The Maine chapter of the American Civil Liberties Union is formally requesting that Gov. Paul LePage stop deleting comments and blocking people on his verified Facebook page.
In a letter Monday, the group’s legal director, Zach Heiden, cited at least five instances in which LePage critics had their comments deleted and accounts blocked by the page, “Paul LePage, Maine’s Governor.” The Republican governor does not appear to have any other official Facebook presence.
“The governor doesn’t get to decide who speaks and who doesn’t, based on whether they are praising him or disagreeing with him,” Heiden said in a statement, noting how recent court cases had affirmed that First Amendment rights apply on social media.
“The First Amendment protects the right of all people to express their opinions to the government,” he continued. “Social media may be a relatively new forum for public speech, but the Constitution still applies.”
A lawsuit making a similar legal argument was filed earlier this month by social media users blocked by President Donald Trump’s personal Twitter account.
LePage’s office told the Associated Press on Monday that they do not manage the page and said to check the account “for commentary on this issue.”
The Facebook page subsequently published a response to the ACLU’s letter that afternoon, asserting that it was started by volunteers on LePage’s first gubernatorial campaign, before later becoming the governor’s official political page.
“This page has never been managed by taxpayer-funded state employees,” the post said. “Under the about section of this Facebook page it states that is Paul LePage’s official politician page – not a government page.”
Additionally, the page characterized the ACLU’s complaints as “false legal arguments.”
Heiden, however, was not persuaded by that defense.
In an email Monday evening, he noted that LePage’s official “Governor’s Blog” linked to the Facebook page in question under a “Stay Connected” banner. The link, which has since been removed, appeared on the governor’s website as recently as late Monday night.
The Facebook page also has a blue verification checkmark, which suggests LePage provided documentation of his identity to authenticate the account.

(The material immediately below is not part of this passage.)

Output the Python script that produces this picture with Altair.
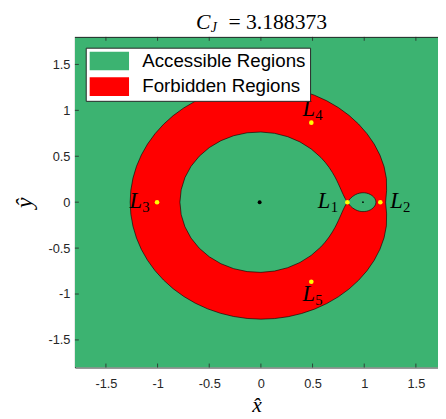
import altair as alt
import pandas as pd
import numpy as np

# ---- data (Earth-Moon CR3BP, zero-velocity curves read as polar radii) ----
MU = 0.01215
CJ_TEXT = "= 3.188373"

outer_deg = [0, 6, 12, 18, 24, 30, 36, 42, 48, 54, 60, 66, 72, 78, 84, 90,
             96, 102, 108, 114, 120, 126, 132, 138, 144, 150, 156, 162, 168, 174, 180]
outer_r = [1.2071, 1.2232, 1.2415, 1.2534, 1.2610, 1.2661, 1.2694, 1.2717,
           1.2732, 1.2742, 1.2747, 1.2749, 1.2748, 1.2746, 1.2742, 1.2736,
           1.2730, 1.2723, 1.2715, 1.2708, 1.2700, 1.2692, 1.2685, 1.2678,
           1.2672, 1.2666, 1.2662, 1.2658, 1.2655, 1.2654, 1.2653]

inner_deg = [0, 1, 2, 3, 4, 6, 8, 10, 12, 15, 18, 21, 25, 30, 35, 40, 50, 60,
             70, 80, 90, 100, 110, 120, 130, 140, 150, 160, 170, 180]
inner_r = [0.8351, 0.8285, 0.8215, 0.8152, 0.8097, 0.8005, 0.7930, 0.7869,
           0.7819, 0.7759, 0.7713, 0.7677, 0.7640, 0.7609, 0.7588, 0.7576,
           0.7567, 0.7574, 0.7591, 0.7614, 0.7642, 0.7673, 0.7704, 0.7735,
           0.7764, 0.7789, 0.7810, 0.7825, 0.7835, 0.7838]

lobe_deg = [0, 10, 20, 30, 40, 50, 60, 70, 80, 90, 100, 110, 120, 130, 140,
            150, 160, 165, 170, 175, 178, 180]
lobe_r = [0.1257, 0.1245, 0.1213, 0.1174, 0.1134, 0.1098, 0.1069, 0.1048,
          0.1033, 0.1027, 0.1029, 0.1039, 0.1059, 0.1089, 0.1133, 0.1191,
          0.1268, 0.1316, 0.1371, 0.1433, 0.1474, 0.1491]

lp_names = ["1", "2", "3", "4", "5"]
lp_x = [0.8369, 1.1557, -1.0051, 0.4879, 0.4879]
lp_y = [0.0, 0.0, 0.0, 0.8660, -0.8660]

primary_x = [-MU, 1 - MU]
primary_y = [0.0, 0.0]

regions = ["Accessible Regions", "Forbidden Regions"]
xticks = [-1.5, -1, -0.5, 0, 0.5, 1, 1.5]
yticks = [-1.5, -1, -0.5, 0, 0.5, 1, 1.5]

XLIM = [-1.8, 1.714]
YLIM = [-1.8, 1.8]

# ---- style ----
GREEN = "#3CB371"
RED = "#FF0000"
AXC = "#262626"
W, H = 369, 336
SERIF = "Liberation Serif"
SANS = "Liberation Sans"

xs = alt.Scale(domain=XLIM, nice=False, zero=False)
ys = alt.Scale(domain=YLIM, nice=False, zero=False)
cs = alt.Scale(domain=regions, range=[GREEN, RED])


def polygon(deg, r, cx, region):
    th = np.radians(np.array(deg, dtype=float))
    r = np.array(r, dtype=float)
    xt, yt = cx + r * np.cos(th), r * np.sin(th)
    xb, yb = xt[-2:0:-1], -yt[-2:0:-1]
    x = np.concatenate([xt, xb])
    y = np.concatenate([yt, yb])
    return pd.DataFrame({"x": x, "y": y, "ord": np.arange(len(x)), "region": region})


bg = pd.DataFrame({"x1": [XLIM[0]], "x2": [XLIM[1]], "y1": [YLIM[0]], "y2": [YLIM[1]],
                   "region": [regions[0]]})

base_rect = alt.Chart(bg).mark_rect(clip=True).encode(
    x=alt.X("x1:Q", scale=xs, axis=alt.Axis(
        orient="bottom", values=xticks, ticks=False, grid=False, domainColor=AXC,
        labelExpr="'' + datum.value", labelFont=SANS, labelFontSize=13,
        labelColor=AXC, labelPadding=10, title="x\u0302", titleFont=SERIF,
        titleFontStyle="italic", titleFontWeight="normal", titleFontSize=22,
        titleColor="black", titlePadding=5)),
    x2="x2:Q",
    y=alt.Y("y1:Q", scale=ys, axis=alt.Axis(
        orient="left", values=yticks, ticks=False, grid=False, domainColor=AXC,
        labelExpr="'' + datum.value", labelFont=SANS, labelFontSize=13,
        labelColor=AXC, labelPadding=5, title="y\u0302", titleFont=SERIF,
        titleFontStyle="italic", titleFontWeight="normal", titleFontSize=24,
        titleColor="black", titlePadding=12)),
    y2="y2:Q",
    fill=alt.Fill("region:N", scale=cs, legend=alt.Legend(
        title=None, orient="none", legendX=11, legendY=11,
        symbolType="M-2.105,-1H2.105V1H-2.105Z", symbolSize=361,
        symbolStrokeWidth=0, symbolOffset=10.5, labelOffset=24, labelLimit=400,
        labelFont=SANS, labelFontSize=19, labelColor="black",
        fillColor="white", strokeColor=AXC, padding=4, rowPadding=6)),
)


def poly_layer(df):
    return alt.Chart(df).mark_line(interpolate="linear-closed", stroke="black",
                                   strokeWidth=0.6, clip=True).encode(
        x=alt.X("x:Q", scale=xs, axis=None),
        y=alt.Y("y:Q", scale=ys, axis=None),
        order="ord:Q",
        fill=alt.Fill("region:N", scale=cs, legend=None),
    )


outer_l = poly_layer(polygon(outer_deg, outer_r, 0.0, regions[1]))
inner_l = poly_layer(polygon(inner_deg, inner_r, 0.0, regions[0]))
lobe_l = poly_layer(polygon(lobe_deg, lobe_r, 1 - MU, regions[0]))

prim = pd.DataFrame({"x": primary_x, "y": primary_y, "s": [16, 3]})
prim_l = alt.Chart(prim).mark_circle(color="black", opacity=1).encode(
    x=alt.X("x:Q", scale=xs, axis=None), y=alt.Y("y:Q", scale=ys, axis=None),
    size=alt.Size("s:Q", scale=None, legend=None))

lp = pd.DataFrame({"x": lp_x, "y": lp_y, "n": lp_names})
lp_l = alt.Chart(lp).mark_circle(color="#FFFF00", opacity=1, size=22).encode(
    x=alt.X("x:Q", scale=xs, axis=None), y=alt.Y("y:Q", scale=ys, axis=None))

# label placement (pixels relative to the point): L left edge, L baseline
place = {"1": (-30, 6), "2": (10, 6), "3": (-28, 6), "4": (-9, -7), "5": (-9, 20)}
label_layers = []
for i, n in enumerate(lp_names):
    d = lp.iloc[[i]].assign(L="L")
    dx, dy = place[n]
    label_layers.append(alt.Chart(d).mark_text(
        font=SERIF, fontStyle="italic", fontSize=23, align="left",
        baseline="alphabetic", dx=dx, dy=dy, color="black").encode(
        x=alt.X("x:Q", scale=xs, axis=None), y=alt.Y("y:Q", scale=ys, axis=None),
        text="L:N"))
    label_layers.append(alt.Chart(d).mark_text(
        font=SERIF, fontSize=15, align="left", baseline="alphabetic",
        dx=dx + 13, dy=dy + 4, color="black").encode(
        x=alt.X("x:Q", scale=xs, axis=None), y=alt.Y("y:Q", scale=ys, axis=None),
        text="n:N"))

xt_df = pd.DataFrame({"v": xticks})
yt_df = pd.DataFrame({"v": yticks})
tick_b = alt.Chart(xt_df).mark_rule(color=AXC, strokeWidth=0.8).encode(
    x=alt.X("v:Q", scale=xs, axis=None), y=alt.value(H), y2=alt.value(H - 4))
tick_t = alt.Chart(xt_df).mark_rule(color=AXC, strokeWidth=0.8).encode(
    x=alt.X("v:Q", scale=xs, axis=None), y=alt.value(0), y2=alt.value(4))
tick_l = alt.Chart(yt_df).mark_rule(color=AXC, strokeWidth=0.8).encode(
    y=alt.Y("v:Q", scale=ys, axis=None), x=alt.value(0), x2=alt.value(4))
# top frame line of the axes box
frame_t = alt.Chart(pd.DataFrame({"v": [XLIM[0]], "v2": [XLIM[1]]})).mark_rule(
    color=AXC, strokeWidth=1).encode(
    x=alt.X("v:Q", scale=xs, axis=None), x2="v2:Q", y=alt.value(0.5))

title_df = pd.DataFrame({"c": ["C"], "j": ["J"], "v": [CJ_TEXT]})
t1 = alt.Chart(title_df).mark_text(font=SERIF, fontStyle="italic", fontSize=22,
                                   align="left", baseline="alphabetic", color="black").encode(
    x=alt.value(123), y=alt.value(-8), text="c:N")
t2 = alt.Chart(title_df).mark_text(font=SERIF, fontStyle="italic", fontSize=14,
                                   align="left", baseline="alphabetic", color="black").encode(
    x=alt.value(138), y=alt.value(-5), text="j:N")
t3 = alt.Chart(title_df).mark_text(font=SERIF, fontSize=22,
                                   align="left", baseline="alphabetic", color="black").encode(
    x=alt.value(156), y=alt.value(-8), text="v:N")

chart = alt.layer(
    base_rect, outer_l, inner_l, lobe_l, prim_l, lp_l, *label_layers,
    tick_b, tick_t, tick_l, frame_t, t1, t2, t3,
).resolve_axis(x="independent", y="independent").properties(
    width=W, height=H,
    autosize=alt.AutoSizeParams(type="none"),
    padding={"left": 68, "top": 26, "right": 0, "bottom": 49},
).configure_view(stroke=None)

chart.save("out.html", embed_options={"renderer": "svg", "actions": False})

To verify a page representing a person, Facebook requires a government-issued photo ID.
“I could make a Pedro Martinez fan page (and I should), but I could not get it verified as his official page without his involvement,” Heiden told Boston.com.
In the ACLU letter Monday, Heiden also noted that LePage had promoted the Facebook page in statements to the press.
“If this was a campaign page or a personal page of a public figure, there would not be the same First Amendment concerns,” Heiden said. “But, because the Governor is holding this page out as a way for members of the public to connect with their government, the First Amendment applies and viewpoint discrimination is forbidden.”
The ACLU says that Karin Leuthy, Kelli Whitlock Burton, Susan Lajoie, and other members of the progressive action group Suit Up Maine had their comments deleted and their ability to comment on the Facebook page blocked following comments they posted during the state’s recent government shutdown.
Federal courts have ruled that government social media pages constitute a “limited public forum,” on which social media policies can be set. However, once set, the Supreme Court has said “the State must respect the lawful boundaries it has itself set.”
As the ACLU noted, Maine’s state social media policy says officials may remove content regarded as “scandalous, libelous, defamatory, or pornographic.” However, the posts for which the Suit Up members appeared to be blocked, while critical, did not appear to violate those guidelines.
In his letter, Heiden requested that LePage’s Facebook page immediately cease the “unlawful practice of censoring constituent comments,” restore the posting privileges of those named in the letter, and review all and any users who had already been blocked.
Heiden wrote that the ACLU “will be forced to take additional action” if they did not receive a response within two weeks agreeing to their demands.